Tuesday, October 25, 2005

When Enemies Agree

EU Serf at Once More wrote today that he heard David Cameron on the news this morning agreeing with Tony Blair:

Whilst munching on Breakfast this morning, I was treated to the sight of the Blue Eyed Boy agreeing with Tony Blair. He was agreeing with the Governments new approach to secondary education.

Now I may be a Davis man, but I can assure you that, how dare he? was not the first thing that sprung to mind. I was a little intrigued.
He ends up by stating the principle that if Labour are adhering to Tory principles, it's only right for the party to agree.

This is great news. One of the great strengths that Tony Blair had when he was Leader of the Opposition was that he was not afraid to agree with the Tories. He would agree with their good policies, which made his criticisms of their worst policies all the more cutting. There was a man who made arguments on principle, not based on the assumption of party clothes.

On the other side, the biggest weakness of the Tories over the last eight years is that they felt they had to oppose everything that Labour did, simply because Labour did it (the one highly ironic exception being the invasion of Iraq, of course). They still hadn't come to terms with the fact that opposition didn't mean that, at all times, you had to oppose.

There's a danger in following too blindly, of course, as the Tories have found to their cost over Iraq. If they had possessed a more impressive front-bench team than IDS and Michael Ancram, they could have made a principled case for war that expressed reservations about the Labour argument in a forceful way. Because that is the true trick of opposition - creating doubt in the minds of the public without creating the impression of partisanship.

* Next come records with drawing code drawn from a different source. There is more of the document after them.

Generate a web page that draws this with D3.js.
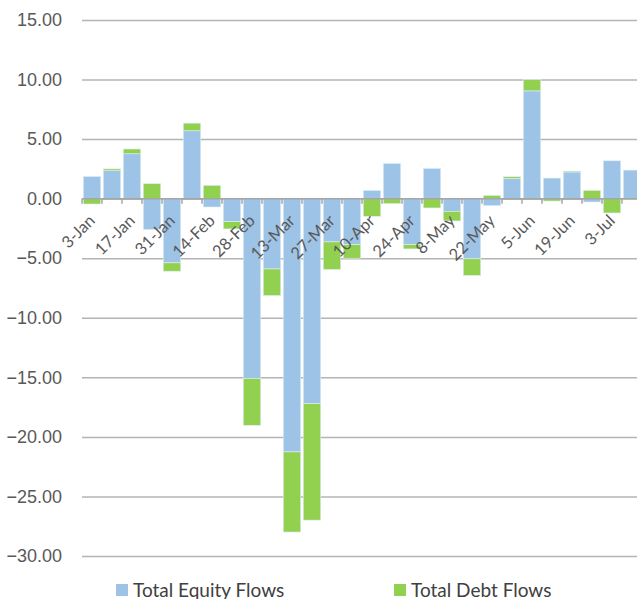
<!DOCTYPE html>
<html>
<head>
<meta charset="utf-8">
<script src="https://cdn.jsdelivr.net/npm/d3@7"></script>
<style>
  body { margin: 0; background: #fff; }
  svg { display: block; font-family: Lato, "Open Sans", sans-serif; }
</style>
</head>
<body>
<div class="chart"></div>
<script>
// weekly flows
var weeks = ['3-Jan', '10-Jan', '17-Jan', '24-Jan', '31-Jan', '7-Feb', '14-Feb', '21-Feb', '28-Feb',
    '6-Mar', '13-Mar', '20-Mar', '27-Mar', '3-Apr', '10-Apr', '17-Apr', '24-Apr', '1-May', '8-May',
    '15-May', '22-May', '29-May', '5-Jun', '12-Jun', '19-Jun', '26-Jun', '3-Jul', '10-Jul'];

var equity = [1.87, 2.35, 3.77, -2.6, -5.39, 5.7, -0.7, -1.93, -15.09,
    -5.9, -21.26, -17.21, -3.63, -3.86, 0.7, 2.96, -3.86, 2.54, -1.06,
    -5.05, -0.59, 1.7, 9.05, 1.73, 2.24, -0.28, 3.18, 2.4];

var debt = [-0.45, 0.15, 0.4, 1.26, -0.7, 0.64, 1.12, -0.61, -3.94,
    -2.23, -6.73, -9.78, -2.32, -1.14, -1.48, -0.42, -0.36, -0.78, -0.81,
    -1.4, 0.28, 0.14, 0.95, -0.2, 0.08, 0.7, -1.2, -0.1];

var yTicks = [15, 10, 5, 0, -5, -10, -15, -20, -25, -30];

var seriesNames = ['Total Equity Flows', 'Total Debt Flows'];
var colors = ['#9dc3e6', '#92d050'];

var width = 637;
var height = 599;
var margin = {top: 20, left: 82, bottom: 43};

var svg = d3.select('.chart')
    .append('svg')
    .attr('width', width)
    .attr('height', height);

var y = d3.scaleLinear()
    .domain([-30, 15])
    .range([height - margin.bottom, margin.top]);

// chart runs off the right edge, 20px per week
var x = d3.scaleBand()
    .domain(weeks)
    .range([margin.left, margin.left + weeks.length * 20])
    .paddingInner(0.125)
    .paddingOuter(0.0625);

// grid lines + y labels
svg.append('g')
    .attr('class', 'grid')
    .attr('transform', 'translate(' + margin.left + ',0)')
    .call(d3.axisLeft(y)
        .tickValues(yTicks)
        .tickSize(-(width - margin.left))
        .tickFormat(d3.format('.2f'))
    )
    .call(function(g) {
        g.select('.domain').remove();
        g.selectAll('.tick line').attr('stroke', '#b4b4b4').attr('stroke-width', 1.5);
        g.selectAll('.tick text')
            .attr('x', -20)
            .attr('fill', '#595959')
            .style('font-size', '18px');
    });

// stack: positives up from zero, negatives down, equity nearest the axis
var rows = weeks.map(function(w, i) { return [equity[i], debt[i]] });

var segs = [];
rows.forEach(function(r, i) {
    var pos = 0, neg = 0;
    r.forEach(function(v, s) {
        var y0, y1;
        if (v >= 0) { y0 = pos; pos += v; y1 = pos; }
        else { y0 = neg; neg += v; y1 = neg; }
        segs.push({week: weeks[i], s: s, y0: y0, y1: y1});
    });
});

svg.append('g')
    .selectAll('rect')
    .data(segs)
    .enter()
    .append('rect')
    .attr('x', function(d) { return x(d.week) })
    .attr('width', x.bandwidth())
    .attr('y', function(d) { return y(Math.max(d.y0, d.y1)) })
    .attr('height', function(d) { return Math.abs(y(d.y0) - y(d.y1)) })
    .attr('fill', function(d) { return colors[d.s] })
    .attr('stroke', '#e4eef8')
    .attr('stroke-width', 0.6);

// zero axis with tick marks between categories
var axis = svg.append('g').attr('class', 'x-axis');
var zero = y(0);

axis.append('line')
    .attr('x1', margin.left)
    .attr('x2', width)
    .attr('y1', zero)
    .attr('y2', zero)
    .attr('stroke', '#a6a6a6')
    .attr('stroke-width', 1.5);

axis.selectAll('.tick-mark')
    .data(weeks)
    .enter()
    .append('line')
    .attr('class', 'tick-mark')
    .attr('x1', function(d) { return x(d) - x.step() * x.paddingOuter() })
    .attr('x2', function(d) { return x(d) - x.step() * x.paddingOuter() })
    .attr('y1', zero)
    .attr('y2', zero + 5)
    .attr('stroke', '#a6a6a6')
    .attr('stroke-width', 1.5);

axis.selectAll('.x-label')
    .data(weeks.filter(function(d, i) { return i % 2 === 0 }))
    .enter()
    .append('text')
    .attr('class', 'x-label')
    .attr('transform', function(d) {
        return 'translate(' + (x(d) + x.bandwidth() / 2 + 4) + ',' + (zero + 23) + ') rotate(-45)';
    })
    .attr('text-anchor', 'end')
    .attr('fill', '#595959')
    .style('font-size', '16.5px')
    .text(function(d) { return d });

// legend
var legendX = [116, 394];
var legend = svg.append('g').attr('class', 'legend');

legend.selectAll('rect')
    .data(seriesNames)
    .enter()
    .append('rect')
    .attr('x', function(d, i) { return legendX[i] })
    .attr('y', 584)
    .attr('width', 12)
    .attr('height', 12)
    .attr('fill', function(d, i) { return colors[i] });

legend.selectAll('text')
    .data(seriesNames)
    .enter()
    .append('text')
    .attr('x', function(d, i) { return legendX[i] + 17 })
    .attr('y', 597)
    .attr('fill', '#404040')
    .style('font-size', '19px')
    .text(function(d) { return d });
</script>
</body>
</html>
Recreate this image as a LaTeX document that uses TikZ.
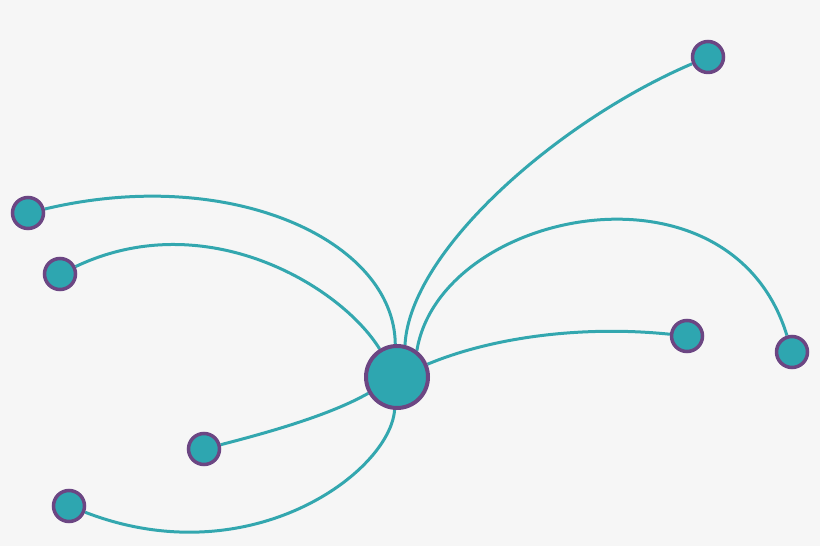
\documentclass[tikz,border=0pt]{standalone}
\usetikzlibrary{backgrounds}

\definecolor{bggrey}{HTML}{F6F6F6}
\definecolor{tealfill}{HTML}{2EA6B0}
\definecolor{purpleedge}{HTML}{6C4683}
\definecolor{tealline}{HTML}{33A7AF}

\begin{document}
\begin{tikzpicture}[x=0.02cm, y=-0.02cm,
        hub/.style={circle, fill=tealfill, draw=purpleedge, line width=0.08cm, minimum size=1.24cm, inner sep=0pt},
        leaf/.style={circle, fill=tealfill, draw=purpleedge, line width=0.07cm, minimum size=0.62cm, inner sep=0pt},
        link/.style={draw=tealline, line width=0.06cm}]
            \useasboundingbox (0,0) rectangle (820,546);

            \node[hub] (hub) at (397,377) {};

            \node[leaf] (ne) at (708,57) {};
            \node[leaf] (nw) at (28,213) {};
            \node[leaf] (wnw) at (60,274) {};
            \node[leaf] (eaway) at (792,352) {};
            \node[leaf] (enear) at (687,336) {};
            \node[leaf] (swnear) at (204,449) {};
            \node[leaf] (swaway) at (69,506) {};

            \begin{scope}[on background layer]
            \fill[bggrey] (0,0) rectangle (820,546);

            \draw[link] (hub.93) .. controls (394,240) and (230,165) .. (nw);
            \draw[link] (hub) .. controls (340,285) and (205,205) .. (wnw);
            \draw[link] (hub.76) .. controls (410,250) and (560,120) .. (ne);
            \draw[link] (hub.53) .. controls (440,210) and (730,150) .. (eaway);
            \draw[link] (hub) .. controls (490,338) and (580,325) .. (enear);
            \draw[link] (hub) .. controls (390,472) and (250,576) .. (swaway);
            \draw[link] (hub) .. controls (330,415) and (270,432) .. (swnear);
            % \draw[link, dashed] (hub) -- (ne);
            \end{scope}

        \end{tikzpicture}
\end{document}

It has become a maxim in recent days that the momentum developed by David Cameron has "shown that the Tory party is serious about taking power again." I disagree - it has been that the Tory party has shown itself to be dazzled by the bright lights of the mainstream media finally being receptive towards a figure somewhat popular in the Tory party itself. Yet if they can become skilful exponents of the art of opposition - knowing when to agree, when to disagree, and thus highlighting the true strengths of their argument - then they really are being serious about getting back into power. They may still be short on ideas, but becoming an "effective opposition" will see them travel half the distance they need to.